I have two words for the above rationalization: bull shit. According to the family their son, Bede, walked around the terminal before the flight. Lots of people do this. Sometimes their son hums or talks to himself and does so in a quiet voice. According to the family at no point was Bede excitable, he did not run around, nor did he misbehave. So where did things go wrong? The family had the audacity to upgrade their seats to first class. This was a long flight--a cross country flight from the New York area to California. People in first class spend big bucks for their big seats. Much profit is located in first class and the corporate connections are deemed valuable by the airlines. This is the real issue: people with Down Syndrome are not expected to sit in first class. People who use a wheelchair are not expected to sit in first class. The same can be said for any person with a visible disability. First class seats require first class service. First class service is not what disabled people get. We people with a disability get treated like shit by airlines. Yes, I know the airlines are rude to one and all but special disdain is held for people such as myself who cannot walk or those with a cognitive deficit. We represent work to airline personnel and are out of the norm. Given this, we have the symbolic equivalent of the plague.

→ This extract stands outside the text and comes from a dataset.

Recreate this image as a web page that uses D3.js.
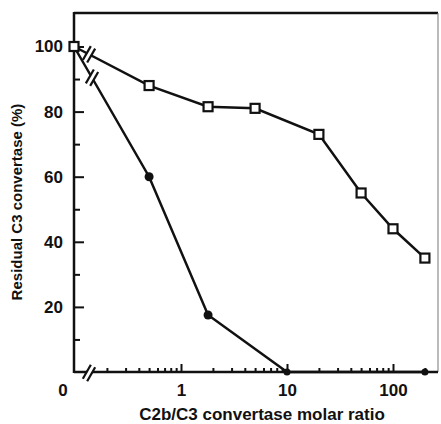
<!DOCTYPE html>
<html>
<head>
<meta charset="utf-8">
<script src="https://cdn.jsdelivr.net/npm/d3@7"></script>
<style>
  body { margin: 0; background: #fff; }
  text { font-family: "Liberation Sans", Arial, sans-serif; fill: #111; }
</style>
</head>
<body>
<div id="container1"></div>
<script>
// data
const sqRatio = [0.5, 1.8, 5, 20, 50, 100, 200];
const sqValue = [88, 81.5, 81, 73, 55, 44, 35];
const dotRatio = [0.5, 1.8, 10, 200];
const dotValue = [60, 17.5, 0, 0];
const startValue = 100;            // both curves start at ratio 0

const xMajor = [1, 10, 100];
const xMinor = [0.2, 0.3, 0.4, 0.5, 0.6, 0.7, 0.8, 0.9,
                2, 3, 4, 5, 6, 7, 8, 9,
                20, 30, 40, 50, 60, 70, 80, 90, 200];
const yMajor = [20, 40, 60, 80, 100];
const yMinor = [10, 30, 50, 70, 90];
const zeroLabel = "0";

const w = 441;
const h = 424;
const padL = 74, padR = 438, padT = 13, padB = 372;
const ink = "#111";

const svg1 = d3.select("#container1")
    .append("svg")
    .attr("width", w)
    .attr("height", h);

const xScale = d3.scaleLog()
    .domain([1, 100])
    .range([181, 393]);

const yScale = d3.scaleLinear()
    .domain([0, 100])
    .range([padB, 46.5]);

const xPos = d => d === 0 ? padL : xScale(d);

// frame
svg1.append("line")
    .attr("x1", padL).attr("x2", padR).attr("y1", padT).attr("y2", padT)
    .attr("stroke", ink).attr("stroke-width", 2.5);
svg1.append("line")
    .attr("x1", padR).attr("x2", padR).attr("y1", padT).attr("y2", padB)
    .attr("stroke", "#777").attr("stroke-width", 1);
svg1.append("line")
    .attr("x1", padL).attr("x2", padL).attr("y1", padT - 1).attr("y2", padB + 1)
    .attr("stroke", ink).attr("stroke-width", 2.5);
svg1.append("line")
    .attr("x1", padL).attr("x2", padR).attr("y1", padB).attr("y2", padB)
    .attr("stroke", ink).attr("stroke-width", 2.5);

// axes
const yAxis = d3.axisLeft(yScale).tickValues(yMajor).tickSize(-10).tickPadding(11);
const yAxisMinor = d3.axisLeft(yScale).tickValues(yMinor).tickSize(-6).tickFormat("");
const xAxis = d3.axisBottom(xScale).tickValues(xMajor).tickSize(-8).tickPadding(12)
    .tickFormat(d3.format("d"));
const xAxisMinor = d3.axisBottom(xScale).tickValues(xMinor).tickSize(-4).tickFormat("");

function styleAxis(g) {
    g.select(".domain").remove();
    g.selectAll("line").attr("stroke", ink).attr("stroke-width", 2);
    g.selectAll("text").attr("font-size", 17).attr("font-weight", "bold")
        .attr("font-family", "Liberation Sans, Arial, sans-serif").attr("fill", ink);
}

svg1.append("g").attr("transform", `translate(${padL},0)`).call(yAxis).call(styleAxis);
svg1.append("g").attr("transform", `translate(${padL},0)`).call(yAxisMinor).call(styleAxis);
svg1.append("g").attr("transform", `translate(0,${padB})`).call(xAxis).call(styleAxis);
svg1.append("g").attr("transform", `translate(0,${padB})`).call(xAxisMinor).call(styleAxis);

svg1.append("text")
    .attr("x", 63).attr("y", padB + 12)
    .attr("dy", "0.71em")
    .attr("text-anchor", "middle")
    .attr("font-size", 17)
    .attr("font-weight", "bold")
    .text(zeroLabel);

// axis titles
svg1.append("text")
    .attr("transform", "translate(22,202) rotate(-90)")
    .attr("text-anchor", "middle")
    .attr("font-size", 15)
    .attr("font-weight", "bold")
    .text("Residual C3 convertase (%)");

svg1.append("text")
    .attr("x", 262).attr("y", 420)
    .attr("text-anchor", "middle")
    .attr("font-size", 17)
    .attr("font-weight", "bold")
    .text("C2b/C3 convertase molar ratio");

// curves
const line = d3.line().x(d => xPos(d[0])).y(d => yScale(d[1]));
const sqData = [[0, startValue]].concat(sqRatio.map((r, i) => [r, sqValue[i]]));
const dotData = [[0, startValue]].concat(dotRatio.map((r, i) => [r, dotValue[i]]));

svg1.append("path").datum(sqData).attr("d", line)
    .attr("fill", "none").attr("stroke", ink).attr("stroke-width", 2.5);
svg1.append("path").datum(dotData).attr("d", line)
    .attr("fill", "none").attr("stroke", ink).attr("stroke-width", 2.5);

// break marks "//"
function breakMark(cx, cy) {
    const g = svg1.append("g").attr("transform", `translate(${cx},${cy}) rotate(-60)`);
    g.append("rect").attr("x", -8).attr("y", -2).attr("width", 16).attr("height", 4).attr("fill", "#fff");
    g.append("line").attr("x1", -8).attr("x2", 8).attr("y1", -2.5).attr("y2", -2.5)
        .attr("stroke", ink).attr("stroke-width", 2.2);
    g.append("line").attr("x1", -8).attr("x2", 8).attr("y1", 2.5).attr("y2", 2.5)
        .attr("stroke", ink).attr("stroke-width", 2.2);
}
function onLine(data, px) {
    const a = data[0], b = data[1];
    const t = (px - xPos(a[0])) / (xPos(b[0]) - xPos(a[0]));
    return yScale(a[1]) + t * (yScale(b[1]) - yScale(a[1]));
}
breakMark(89, onLine(sqData, 89));
breakMark(92, onLine(dotData, 92));
breakMark(89, padB + 1);

// markers
svg1.selectAll("rect.sq")
    .data(sqData)
    .enter()
    .append("rect")
    .attr("class", "sq")
    .attr("x", d => xPos(d[0]) - 4.5)
    .attr("y", d => yScale(d[1]) - 4.5)
    .attr("width", 9)
    .attr("height", 9)
    .attr("fill", "#fff")
    .attr("stroke", ink)
    .attr("stroke-width", 2.2);

svg1.selectAll("circle.dot")
    .data(dotData.slice(1))
    .enter()
    .append("circle")
    .attr("class", "dot")
    .attr("cx", d => xPos(d[0]))
    .attr("cy", d => yScale(d[1]))
    .attr("r", d => d[1] === 0 ? 3.5 : 4.5)
    .attr("fill", ink);
</script>
</body>
</html>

How did the family get home? They were rebooked in economy class on United Airlines the next day. Their seats were in the very last row. All seats and the row in front of them were empty. This was a far from subtle fuck you.
Lets look at the facts:
The family has flown together approximately 30 times in couch without incident.
The pilot observed behavior he deemed a risk.
The mother was told she cannot video the incident via her phone as she is located in a secure area.
The only thing different was the family upgraded to first class.
The father stated "We went from first class to last class. From the front of the bus to the back, and the only thing I can conclude is that the airlines do not want people like my son to sit in first class". As one who has flown a good bit that is a reasonable line of thought. I find it hard to fathom how a boy, regardless of his size, represented a threat to the pilots or flight safety in general. If we accept this sort of thinking espoused by the airline industry no large well muscled male would be allowed to sit in first class. Rather than mindlessly accepting what he was being told the father questioned ground personnel. He repeatedly asked "Is this only because he has Down Syndrome". If I have learned anything in the post 9/11 world, a world where one gives up all civil rights the second you enter an airline terminal, it is not to question authority. When one does this all bets are off. Any behavior or dress that out of the norm opens one to risk--risk meaning you might be detained against your will or be barred from getting on an air plane for a host of dubious reasons.
I do not expect much to happen. I am sure the story will blow over in a few days. The airlines have consistently been fined by the Department of Justice for violating the rights of passengers with disabilities, particularly wheelchair users such as myself. I suspect the fines levied are lumped into the cost of doing business. I really hold out no hope the airlines will ever change. Institutional bias is very difficult to eradicate. And more to the point, no other passengers are willing to help--ever. This is the down side to the fear mongering Republicans who have waged a never ending war on terrorism. Fear sells and too many Americans have bought into such tactics. Yikes, what a gloomy conclusion.